EXTRACTED ENTRIES:

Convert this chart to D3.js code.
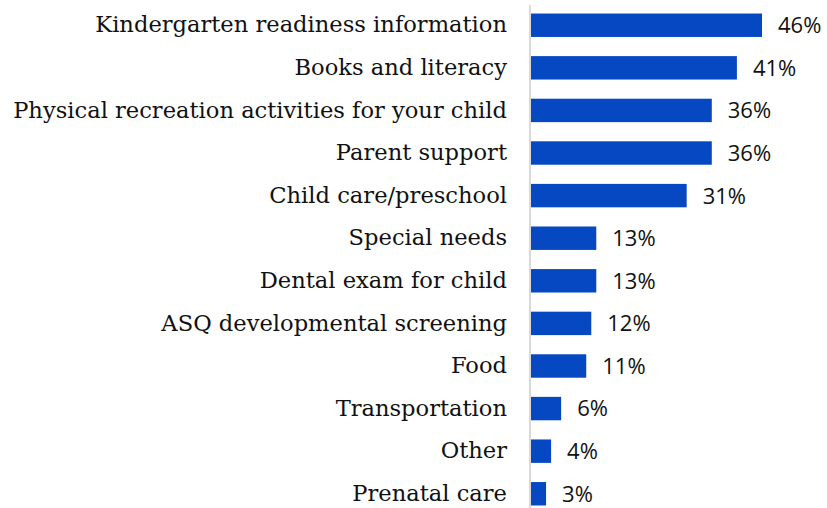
<!DOCTYPE html>
<html>
<head>
<meta charset="utf-8">
<script src="https://cdn.jsdelivr.net/npm/d3@7"></script>
<style>
  body { margin: 0; background: #fff; }
</style>
</head>
<body>
<div id="chart-area"></div>
<script>
const categories = [
    "Kindergarten readiness information",
    "Books and literacy",
    "Physical recreation activities for your child",
    "Parent support",
    "Child care/preschool",
    "Special needs",
    "Dental exam for child",
    "ASQ developmental screening",
    "Food",
    "Transportation",
    "Other",
    "Prenatal care"
];
const values = [46, 41, 36, 36, 31, 13, 13, 12, 11, 6, 4, 3];

const renderChart = () => {
    const w = 827;
    const h = 508;
    const left = 531;

    const xScale = d3.scaleLinear()
        .domain([0, 46])
        .range([left, left + 231]);

    const yScale = d3.scaleBand()
        .domain(categories)
        .range([5, 514])
        .paddingInner(0.45)
        .paddingOuter(0.2);

    const svg = d3.select("#chart-area")
        .append("svg")
        .attr("width", w)
        .attr("height", h);

    svg.selectAll("rect.bar")
        .data(values)
        .enter()
        .append("rect")
        .attr("class", "bar")
        .attr("x", xScale(0))
        .attr("y", (d, i) => yScale(categories[i]))
        .attr("width", d => xScale(d) - xScale(0))
        .attr("height", yScale.bandwidth())
        .style("fill", "#0648c2");

    // value labels
    svg.selectAll("text.val")
        .data(values)
        .enter()
        .append("text")
        .attr("class", "val")
        .attr("x", d => xScale(d) + 16)
        .attr("y", (d, i) => yScale(categories[i]) + yScale.bandwidth() / 2)
        .attr("dy", "0.36em")
        .style("font-family", "'Open Sans', sans-serif")
        .style("font-size", "22px")
        .style("fill", "#111")
        .text(d => d + "%");

    const yAxis = d3.axisLeft(yScale).tickSize(0).tickPadding(23);

    const axis = svg.append("g")
        .attr("transform", "translate(" + (left - 1) + ",0)")
        .call(yAxis);

    axis.select(".domain")
        .attr("d", "M0,5V508")
        .style("stroke", "#d9d9d9")
        .style("stroke-width", 2);

    axis.selectAll("text")
        .style("font-family", "'DejaVu Serif', serif")
        .style("font-size", "22.6px")
        .style("fill", "#111");
};

renderChart();
</script>
</body>
</html>
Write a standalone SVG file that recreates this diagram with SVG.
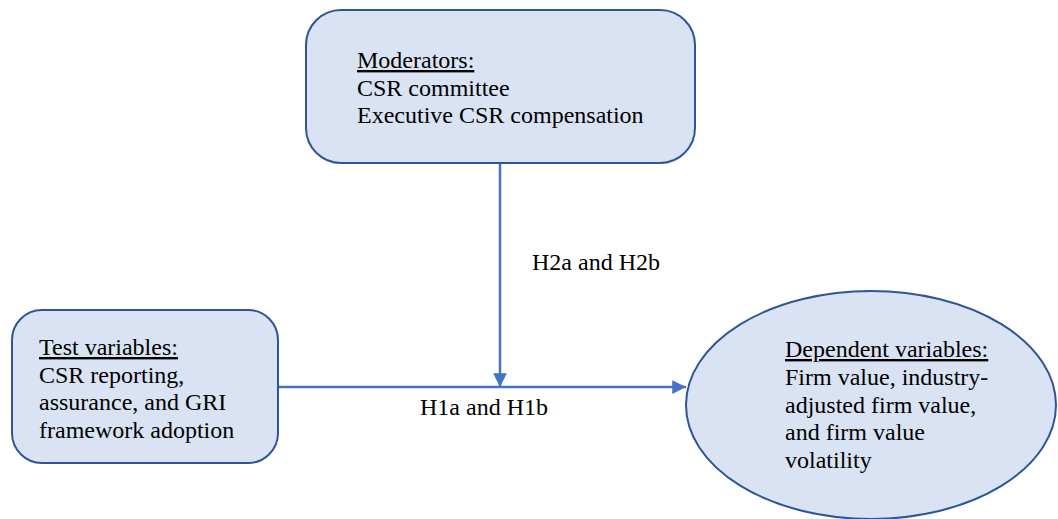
<svg xmlns="http://www.w3.org/2000/svg" width="1058" height="519" viewBox="0 0 1058 519">
<defs>
<style>
.node{fill:#DAE3F3;stroke:#2F5597;stroke-width:2}
.t{font-family:"Liberation Serif","Times New Roman",serif;font-size:24px;fill:#000}
.u{text-decoration:underline}
.conn{stroke:#4472C4;stroke-width:2.5;fill:none}
</style>
<marker id="ah2" viewBox="0 0 10 10" refX="10" refY="5" markerWidth="5.5" markerHeight="5.5" orient="auto">
<path d="M0,0 L10,5 L0,10 z" fill="#4472C4"/>
</marker>
</defs>
<rect width="1058" height="519" fill="#fff"/>
<g id="connectors">
<line class="conn" x1="279" y1="387" x2="686" y2="387" marker-end="url(#ah2)"/>
<line class="conn" x1="500" y1="164" x2="500" y2="387" marker-end="url(#ah2)"/>
<text class="t" x="532" y="270">H2a and H2b</text>
<text class="t" x="420" y="415">H1a and H1b</text>
</g>
<g id="moderators">
<rect class="node" x="306" y="10" width="389" height="153" rx="35"/>
<text class="t" x="357" y="68"><tspan class="u">Moderators:</tspan><tspan x="357" dy="27.5">CSR committee</tspan><tspan x="357" dy="27.5">Executive CSR compensation</tspan></text>
</g>
<g id="test">
<rect class="node" x="12" y="310" width="266" height="153" rx="30"/>
<text class="t" x="39" y="355"><tspan class="u">Test variables:</tspan><tspan x="39" dy="27.5">CSR reporting,</tspan><tspan x="39" dy="27.5">assurance, and GRI</tspan><tspan x="39" dy="27.5">framework adoption</tspan></text>
</g>
<g id="dependent">
<ellipse class="node" cx="871" cy="405" rx="185" ry="114"/>
<text class="t" x="785" y="357"><tspan class="u">Dependent variables:</tspan><tspan x="785" dy="27.8">Firm value, industry-</tspan><tspan x="785" dy="27.8">adjusted firm value,</tspan><tspan x="785" dy="27.8">and firm value</tspan><tspan x="785" dy="27.8">volatility</tspan></text>
</g>
</svg>
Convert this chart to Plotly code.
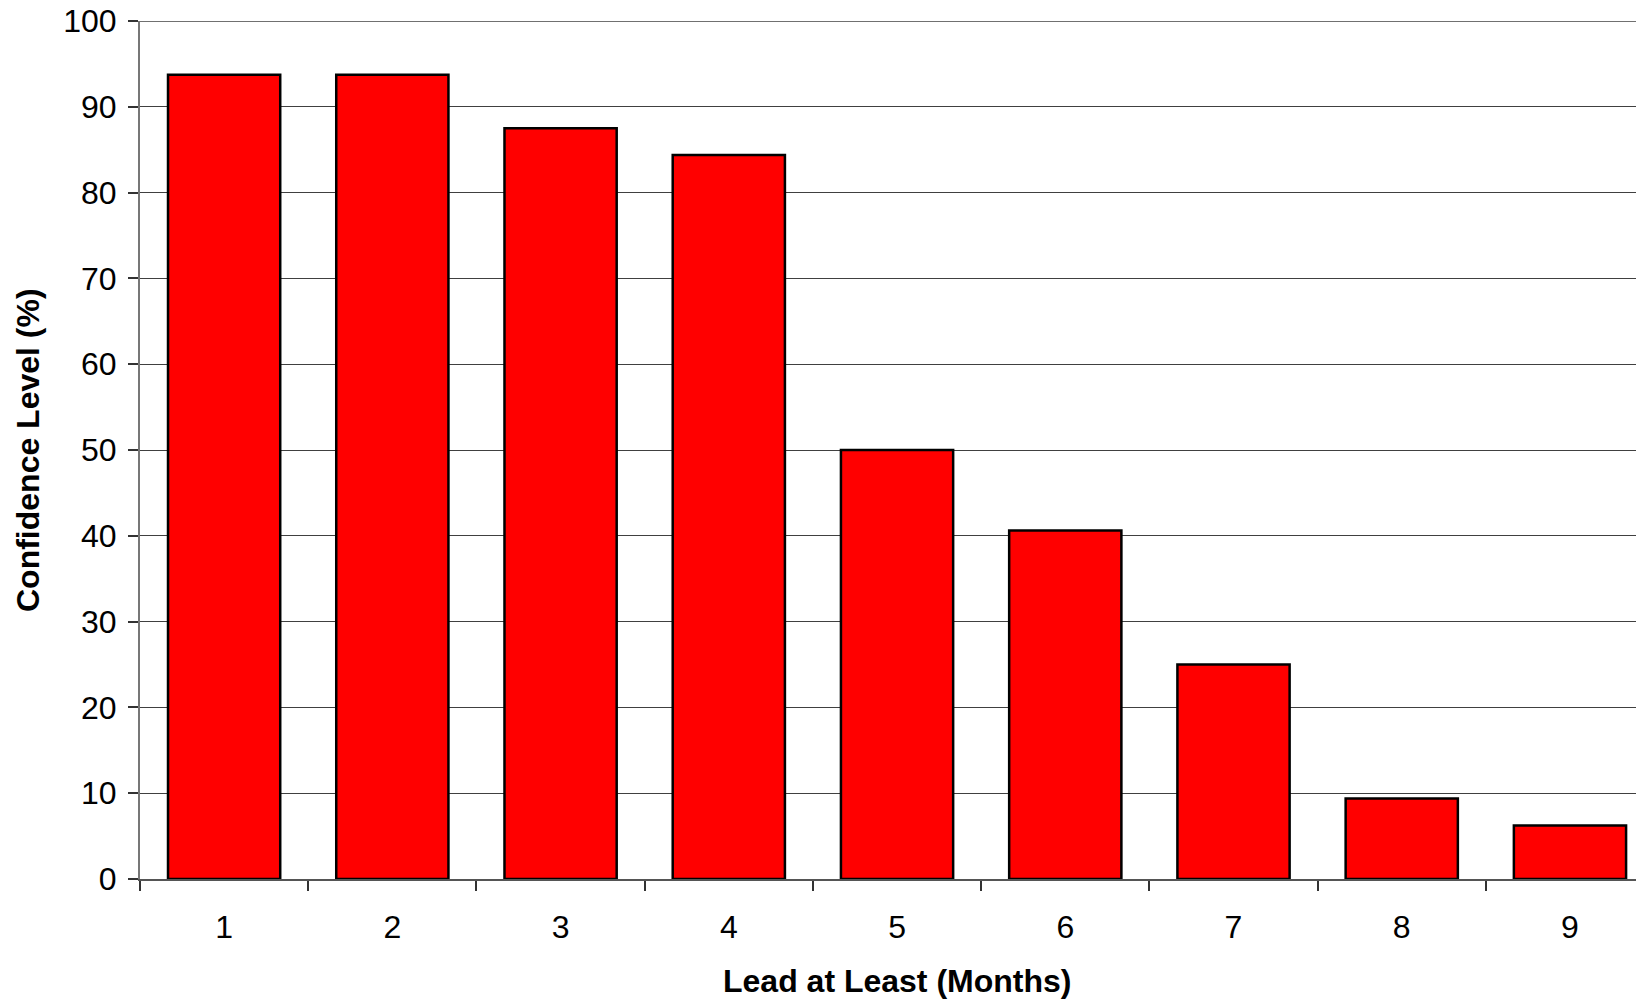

TASK DIRECTIONS: Leave out the pictures and give the listing above again exactly.

COMPLETED TASK:
Convert this chart to D3.js code.
<!DOCTYPE html>
<html>
<head>
<meta charset="utf-8">
<script src="https://cdn.jsdelivr.net/npm/d3@7"></script>
<style>
  body { margin: 0; background: #fff; }
</style>
</head>
<body>
<div id="chart-area"></div>
<script>
const categories = [
    "Kindergarten readiness information",
    "Books and literacy",
    "Physical recreation activities for your child",
    "Parent support",
    "Child care/preschool",
    "Special needs",
    "Dental exam for child",
    "ASQ developmental screening",
    "Food",
    "Transportation",
    "Other",
    "Prenatal care"
];
const values = [46, 41, 36, 36, 31, 13, 13, 12, 11, 6, 4, 3];

const renderChart = () => {
    const w = 827;
    const h = 508;
    const left = 531;

    const xScale = d3.scaleLinear()
        .domain([0, 46])
        .range([left, left + 231]);

    const yScale = d3.scaleBand()
        .domain(categories)
        .range([5, 514])
        .paddingInner(0.45)
        .paddingOuter(0.2);

    const svg = d3.select("#chart-area")
        .append("svg")
        .attr("width", w)
        .attr("height", h);

    svg.selectAll("rect.bar")
        .data(values)
        .enter()
        .append("rect")
        .attr("class", "bar")
        .attr("x", xScale(0))
        .attr("y", (d, i) => yScale(categories[i]))
        .attr("width", d => xScale(d) - xScale(0))
        .attr("height", yScale.bandwidth())
        .style("fill", "#0648c2");

    // value labels
    svg.selectAll("text.val")
        .data(values)
        .enter()
        .append("text")
        .attr("class", "val")
        .attr("x", d => xScale(d) + 16)
        .attr("y", (d, i) => yScale(categories[i]) + yScale.bandwidth() / 2)
        .attr("dy", "0.36em")
        .style("font-family", "'Open Sans', sans-serif")
        .style("font-size", "22px")
        .style("fill", "#111")
        .text(d => d + "%");

    const yAxis = d3.axisLeft(yScale).tickSize(0).tickPadding(23);

    const axis = svg.append("g")
        .attr("transform", "translate(" + (left - 1) + ",0)")
        .call(yAxis);

    axis.select(".domain")
        .attr("d", "M0,5V508")
        .style("stroke", "#d9d9d9")
        .style("stroke-width", 2);

    axis.selectAll("text")
        .style("font-family", "'DejaVu Serif', serif")
        .style("font-size", "22.6px")
        .style("fill", "#111");
};

renderChart();
</script>
</body>
</html>
Write a standalone SVG file that recreates this diagram with SVG.
<svg xmlns="http://www.w3.org/2000/svg" width="1058" height="519" viewBox="0 0 1058 519">
<defs>
<style>
.node{fill:#DAE3F3;stroke:#2F5597;stroke-width:2}
.t{font-family:"Liberation Serif","Times New Roman",serif;font-size:24px;fill:#000}
.u{text-decoration:underline}
.conn{stroke:#4472C4;stroke-width:2.5;fill:none}
</style>
<marker id="ah2" viewBox="0 0 10 10" refX="10" refY="5" markerWidth="5.5" markerHeight="5.5" orient="auto">
<path d="M0,0 L10,5 L0,10 z" fill="#4472C4"/>
</marker>
</defs>
<rect width="1058" height="519" fill="#fff"/>
<g id="connectors">
<line class="conn" x1="279" y1="387" x2="686" y2="387" marker-end="url(#ah2)"/>
<line class="conn" x1="500" y1="164" x2="500" y2="387" marker-end="url(#ah2)"/>
<text class="t" x="532" y="270">H2a and H2b</text>
<text class="t" x="420" y="415">H1a and H1b</text>
</g>
<g id="moderators">
<rect class="node" x="306" y="10" width="389" height="153" rx="35"/>
<text class="t" x="357" y="68"><tspan class="u">Moderators:</tspan><tspan x="357" dy="27.5">CSR committee</tspan><tspan x="357" dy="27.5">Executive CSR compensation</tspan></text>
</g>
<g id="test">
<rect class="node" x="12" y="310" width="266" height="153" rx="30"/>
<text class="t" x="39" y="355"><tspan class="u">Test variables:</tspan><tspan x="39" dy="27.5">CSR reporting,</tspan><tspan x="39" dy="27.5">assurance, and GRI</tspan><tspan x="39" dy="27.5">framework adoption</tspan></text>
</g>
<g id="dependent">
<ellipse class="node" cx="871" cy="405" rx="185" ry="114"/>
<text class="t" x="785" y="357"><tspan class="u">Dependent variables:</tspan><tspan x="785" dy="27.8">Firm value, industry-</tspan><tspan x="785" dy="27.8">adjusted firm value,</tspan><tspan x="785" dy="27.8">and firm value</tspan><tspan x="785" dy="27.8">volatility</tspan></text>
</g>
</svg>
Convert this chart to Plotly code.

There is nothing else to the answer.